_Work to complete_.
In the data below, find each line containing the string "draw" and return it.

_Given entries_.

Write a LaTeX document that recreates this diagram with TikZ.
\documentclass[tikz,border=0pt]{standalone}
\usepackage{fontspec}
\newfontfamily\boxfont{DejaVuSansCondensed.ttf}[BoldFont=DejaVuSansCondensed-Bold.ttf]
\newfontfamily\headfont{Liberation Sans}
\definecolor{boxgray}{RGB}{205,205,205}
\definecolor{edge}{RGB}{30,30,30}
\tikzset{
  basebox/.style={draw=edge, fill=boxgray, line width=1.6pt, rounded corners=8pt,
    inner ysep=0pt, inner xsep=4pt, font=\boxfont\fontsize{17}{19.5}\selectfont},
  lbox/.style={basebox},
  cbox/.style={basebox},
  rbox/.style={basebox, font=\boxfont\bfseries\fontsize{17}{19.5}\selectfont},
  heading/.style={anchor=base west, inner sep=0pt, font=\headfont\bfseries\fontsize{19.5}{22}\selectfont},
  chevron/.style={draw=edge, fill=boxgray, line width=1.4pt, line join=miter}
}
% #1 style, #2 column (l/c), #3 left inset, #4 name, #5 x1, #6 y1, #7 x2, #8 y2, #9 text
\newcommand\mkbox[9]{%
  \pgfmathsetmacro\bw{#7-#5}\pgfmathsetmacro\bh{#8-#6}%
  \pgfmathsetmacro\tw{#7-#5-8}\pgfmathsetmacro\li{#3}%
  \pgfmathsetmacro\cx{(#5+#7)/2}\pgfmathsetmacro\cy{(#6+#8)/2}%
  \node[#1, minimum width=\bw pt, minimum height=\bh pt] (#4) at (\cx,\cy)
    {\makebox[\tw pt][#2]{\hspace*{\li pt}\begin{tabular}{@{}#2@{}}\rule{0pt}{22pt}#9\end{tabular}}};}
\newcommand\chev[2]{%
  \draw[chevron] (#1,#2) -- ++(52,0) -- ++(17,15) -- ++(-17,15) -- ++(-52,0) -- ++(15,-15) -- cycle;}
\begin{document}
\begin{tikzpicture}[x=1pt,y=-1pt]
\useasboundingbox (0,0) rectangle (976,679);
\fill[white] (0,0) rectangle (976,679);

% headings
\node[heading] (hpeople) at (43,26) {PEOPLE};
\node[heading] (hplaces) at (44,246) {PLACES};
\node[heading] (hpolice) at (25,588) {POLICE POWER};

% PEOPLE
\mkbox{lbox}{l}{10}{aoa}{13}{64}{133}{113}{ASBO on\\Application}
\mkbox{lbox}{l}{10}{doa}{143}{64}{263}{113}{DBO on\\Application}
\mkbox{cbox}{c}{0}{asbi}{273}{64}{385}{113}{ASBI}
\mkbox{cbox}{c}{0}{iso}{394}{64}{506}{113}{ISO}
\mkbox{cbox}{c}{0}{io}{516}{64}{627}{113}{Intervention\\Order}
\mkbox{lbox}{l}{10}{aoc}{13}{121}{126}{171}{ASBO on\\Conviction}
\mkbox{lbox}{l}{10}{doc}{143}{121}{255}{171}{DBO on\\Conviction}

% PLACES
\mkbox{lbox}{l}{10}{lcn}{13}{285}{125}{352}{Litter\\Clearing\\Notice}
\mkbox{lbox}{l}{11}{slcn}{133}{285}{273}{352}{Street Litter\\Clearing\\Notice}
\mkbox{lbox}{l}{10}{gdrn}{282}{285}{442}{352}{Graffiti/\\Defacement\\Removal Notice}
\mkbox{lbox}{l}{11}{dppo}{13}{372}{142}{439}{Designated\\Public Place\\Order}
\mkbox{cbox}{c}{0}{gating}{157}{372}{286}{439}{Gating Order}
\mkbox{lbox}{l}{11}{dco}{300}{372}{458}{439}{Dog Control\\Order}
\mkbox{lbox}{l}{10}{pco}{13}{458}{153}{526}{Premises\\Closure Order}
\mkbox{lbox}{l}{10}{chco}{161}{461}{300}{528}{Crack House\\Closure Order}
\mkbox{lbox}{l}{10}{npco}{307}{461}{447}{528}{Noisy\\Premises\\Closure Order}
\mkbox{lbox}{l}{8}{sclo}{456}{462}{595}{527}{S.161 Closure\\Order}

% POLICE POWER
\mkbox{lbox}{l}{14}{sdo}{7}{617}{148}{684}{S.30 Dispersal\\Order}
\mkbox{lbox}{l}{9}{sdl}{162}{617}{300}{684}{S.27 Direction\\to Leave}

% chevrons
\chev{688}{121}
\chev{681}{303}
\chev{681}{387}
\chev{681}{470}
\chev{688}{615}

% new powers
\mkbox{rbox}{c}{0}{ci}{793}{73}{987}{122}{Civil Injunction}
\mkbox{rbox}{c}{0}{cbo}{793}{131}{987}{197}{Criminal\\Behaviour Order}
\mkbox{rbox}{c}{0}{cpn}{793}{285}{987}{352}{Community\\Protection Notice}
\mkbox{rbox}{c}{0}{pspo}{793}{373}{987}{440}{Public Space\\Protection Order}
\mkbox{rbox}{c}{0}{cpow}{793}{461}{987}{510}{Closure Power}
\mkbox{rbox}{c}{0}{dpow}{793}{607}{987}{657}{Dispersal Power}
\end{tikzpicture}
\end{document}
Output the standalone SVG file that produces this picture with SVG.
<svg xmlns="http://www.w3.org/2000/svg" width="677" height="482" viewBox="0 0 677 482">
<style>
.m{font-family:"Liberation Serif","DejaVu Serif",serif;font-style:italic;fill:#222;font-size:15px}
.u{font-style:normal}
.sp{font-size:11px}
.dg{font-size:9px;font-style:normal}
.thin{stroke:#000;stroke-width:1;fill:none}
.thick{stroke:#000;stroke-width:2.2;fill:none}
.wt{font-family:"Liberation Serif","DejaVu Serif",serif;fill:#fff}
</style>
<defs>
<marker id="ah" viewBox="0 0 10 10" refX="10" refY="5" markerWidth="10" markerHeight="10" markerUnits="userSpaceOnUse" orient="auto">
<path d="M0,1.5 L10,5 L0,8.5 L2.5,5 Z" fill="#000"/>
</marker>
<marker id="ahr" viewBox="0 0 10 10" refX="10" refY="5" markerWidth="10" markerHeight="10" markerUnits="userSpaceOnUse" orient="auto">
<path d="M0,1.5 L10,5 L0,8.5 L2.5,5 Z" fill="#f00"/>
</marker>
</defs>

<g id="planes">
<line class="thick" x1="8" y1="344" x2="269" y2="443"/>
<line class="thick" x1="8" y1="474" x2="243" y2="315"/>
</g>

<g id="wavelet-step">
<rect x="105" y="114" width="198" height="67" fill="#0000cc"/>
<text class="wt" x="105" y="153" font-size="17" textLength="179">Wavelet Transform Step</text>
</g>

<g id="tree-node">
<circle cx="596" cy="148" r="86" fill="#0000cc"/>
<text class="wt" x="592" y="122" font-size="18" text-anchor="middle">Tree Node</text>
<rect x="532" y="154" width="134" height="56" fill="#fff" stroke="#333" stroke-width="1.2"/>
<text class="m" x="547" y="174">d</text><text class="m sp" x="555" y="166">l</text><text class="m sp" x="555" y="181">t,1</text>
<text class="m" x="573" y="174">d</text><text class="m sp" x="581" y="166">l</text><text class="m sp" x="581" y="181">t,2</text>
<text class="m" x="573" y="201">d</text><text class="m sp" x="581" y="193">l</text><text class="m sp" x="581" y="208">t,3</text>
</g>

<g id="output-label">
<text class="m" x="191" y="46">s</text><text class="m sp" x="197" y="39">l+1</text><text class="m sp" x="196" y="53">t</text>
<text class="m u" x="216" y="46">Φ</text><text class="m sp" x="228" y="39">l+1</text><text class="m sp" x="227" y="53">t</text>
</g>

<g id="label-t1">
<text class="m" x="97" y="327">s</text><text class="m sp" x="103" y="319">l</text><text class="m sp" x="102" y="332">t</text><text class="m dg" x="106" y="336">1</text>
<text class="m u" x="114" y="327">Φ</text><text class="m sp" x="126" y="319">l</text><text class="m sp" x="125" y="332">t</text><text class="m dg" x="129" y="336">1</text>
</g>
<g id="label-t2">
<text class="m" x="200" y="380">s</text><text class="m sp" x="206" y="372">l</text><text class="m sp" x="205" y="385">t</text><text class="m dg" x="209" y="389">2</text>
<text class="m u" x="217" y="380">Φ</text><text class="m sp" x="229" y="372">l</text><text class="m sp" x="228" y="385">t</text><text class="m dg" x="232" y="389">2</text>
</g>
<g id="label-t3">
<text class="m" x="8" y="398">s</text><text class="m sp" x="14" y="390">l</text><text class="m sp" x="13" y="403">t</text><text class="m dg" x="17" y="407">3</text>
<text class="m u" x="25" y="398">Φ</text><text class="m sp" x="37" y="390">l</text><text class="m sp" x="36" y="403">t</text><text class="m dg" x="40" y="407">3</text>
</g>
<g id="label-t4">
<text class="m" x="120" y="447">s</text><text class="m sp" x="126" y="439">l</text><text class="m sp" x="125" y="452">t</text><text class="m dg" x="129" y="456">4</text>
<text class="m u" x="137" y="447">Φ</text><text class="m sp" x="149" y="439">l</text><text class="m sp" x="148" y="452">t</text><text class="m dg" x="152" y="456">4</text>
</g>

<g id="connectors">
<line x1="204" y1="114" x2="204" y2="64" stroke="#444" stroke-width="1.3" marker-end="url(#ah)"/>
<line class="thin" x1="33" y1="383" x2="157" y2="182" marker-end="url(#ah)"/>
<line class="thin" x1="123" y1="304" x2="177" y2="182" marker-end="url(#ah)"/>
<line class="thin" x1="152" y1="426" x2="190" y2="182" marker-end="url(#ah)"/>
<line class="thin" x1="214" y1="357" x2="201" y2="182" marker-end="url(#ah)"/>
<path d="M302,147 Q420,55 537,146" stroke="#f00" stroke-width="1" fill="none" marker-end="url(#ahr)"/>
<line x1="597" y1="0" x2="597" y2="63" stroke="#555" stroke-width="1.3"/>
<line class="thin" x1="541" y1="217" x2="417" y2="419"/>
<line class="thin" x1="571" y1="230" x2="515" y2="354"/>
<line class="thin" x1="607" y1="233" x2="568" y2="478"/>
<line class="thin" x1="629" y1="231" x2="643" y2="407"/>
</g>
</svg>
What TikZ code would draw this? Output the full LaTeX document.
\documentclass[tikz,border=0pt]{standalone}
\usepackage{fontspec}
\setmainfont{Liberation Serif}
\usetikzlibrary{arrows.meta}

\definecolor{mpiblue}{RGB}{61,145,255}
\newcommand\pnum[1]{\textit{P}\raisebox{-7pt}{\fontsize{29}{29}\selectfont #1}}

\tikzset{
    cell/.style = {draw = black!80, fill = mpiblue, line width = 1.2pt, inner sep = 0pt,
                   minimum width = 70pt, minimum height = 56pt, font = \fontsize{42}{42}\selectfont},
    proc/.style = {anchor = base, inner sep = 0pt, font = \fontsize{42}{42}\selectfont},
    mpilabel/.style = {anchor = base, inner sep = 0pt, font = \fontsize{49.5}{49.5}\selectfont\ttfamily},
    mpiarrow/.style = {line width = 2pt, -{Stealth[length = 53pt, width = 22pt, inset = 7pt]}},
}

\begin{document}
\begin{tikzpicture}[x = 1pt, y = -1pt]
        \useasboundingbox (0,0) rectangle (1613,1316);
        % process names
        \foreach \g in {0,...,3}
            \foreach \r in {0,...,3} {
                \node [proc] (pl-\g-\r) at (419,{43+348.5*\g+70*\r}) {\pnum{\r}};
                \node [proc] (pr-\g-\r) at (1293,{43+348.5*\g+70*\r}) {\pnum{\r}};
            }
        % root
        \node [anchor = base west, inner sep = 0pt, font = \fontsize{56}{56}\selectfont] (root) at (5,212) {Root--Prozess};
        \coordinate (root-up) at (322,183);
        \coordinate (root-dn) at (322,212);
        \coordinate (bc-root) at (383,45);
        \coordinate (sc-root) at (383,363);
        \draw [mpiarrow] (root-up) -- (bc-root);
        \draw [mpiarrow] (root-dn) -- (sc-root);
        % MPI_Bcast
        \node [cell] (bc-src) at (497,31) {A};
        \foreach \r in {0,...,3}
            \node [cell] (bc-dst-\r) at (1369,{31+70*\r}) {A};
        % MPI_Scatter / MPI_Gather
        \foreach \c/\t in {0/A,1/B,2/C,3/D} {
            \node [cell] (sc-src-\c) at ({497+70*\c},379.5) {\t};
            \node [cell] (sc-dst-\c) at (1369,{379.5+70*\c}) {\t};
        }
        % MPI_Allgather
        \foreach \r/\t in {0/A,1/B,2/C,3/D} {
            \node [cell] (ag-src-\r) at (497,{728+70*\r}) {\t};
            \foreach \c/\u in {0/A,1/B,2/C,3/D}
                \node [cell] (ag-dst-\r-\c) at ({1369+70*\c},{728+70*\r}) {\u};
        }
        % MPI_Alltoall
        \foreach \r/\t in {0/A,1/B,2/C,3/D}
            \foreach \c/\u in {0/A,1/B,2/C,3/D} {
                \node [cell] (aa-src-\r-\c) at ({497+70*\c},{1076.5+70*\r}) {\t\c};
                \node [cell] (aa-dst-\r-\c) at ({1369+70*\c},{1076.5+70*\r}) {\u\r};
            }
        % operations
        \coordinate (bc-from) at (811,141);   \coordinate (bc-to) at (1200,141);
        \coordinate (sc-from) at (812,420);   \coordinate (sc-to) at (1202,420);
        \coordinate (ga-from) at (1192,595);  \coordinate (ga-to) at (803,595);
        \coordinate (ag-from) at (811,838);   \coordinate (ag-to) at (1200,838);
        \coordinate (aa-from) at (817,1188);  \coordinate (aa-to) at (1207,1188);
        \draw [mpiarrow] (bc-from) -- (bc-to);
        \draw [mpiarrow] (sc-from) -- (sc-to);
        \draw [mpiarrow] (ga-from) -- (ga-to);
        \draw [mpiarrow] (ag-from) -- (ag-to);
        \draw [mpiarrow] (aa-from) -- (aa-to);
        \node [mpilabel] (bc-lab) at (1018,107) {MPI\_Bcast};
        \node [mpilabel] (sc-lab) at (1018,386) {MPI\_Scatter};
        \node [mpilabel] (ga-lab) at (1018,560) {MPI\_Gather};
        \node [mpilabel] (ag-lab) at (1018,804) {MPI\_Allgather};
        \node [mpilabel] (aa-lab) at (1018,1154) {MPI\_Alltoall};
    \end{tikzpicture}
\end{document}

_Result_.
  basebox/.style={draw=edge, fill=boxgray, line width=1.6pt, rounded corners=8pt,
  chevron/.style={draw=edge, fill=boxgray, line width=1.4pt, line join=miter}
  \draw[chevron] (#1,#2) -- ++(52,0) -- ++(17,15) -- ++(-17,15) -- ++(-52,0) -- ++(15,-15) -- cycle;}
What TikZ code would draw this? Output the full LaTeX document.
    cell/.style = {draw = black!80, fill = mpiblue, line width = 1.2pt, inner sep = 0pt,
        \draw [mpiarrow] (root-up) -- (bc-root);
        \draw [mpiarrow] (root-dn) -- (sc-root);
        \draw [mpiarrow] (bc-from) -- (bc-to);
        \draw [mpiarrow] (sc-from) -- (sc-to);
        \draw [mpiarrow] (ga-from) -- (ga-to);
        \draw [mpiarrow] (ag-from) -- (ag-to);
        \draw [mpiarrow] (aa-from) -- (aa-to);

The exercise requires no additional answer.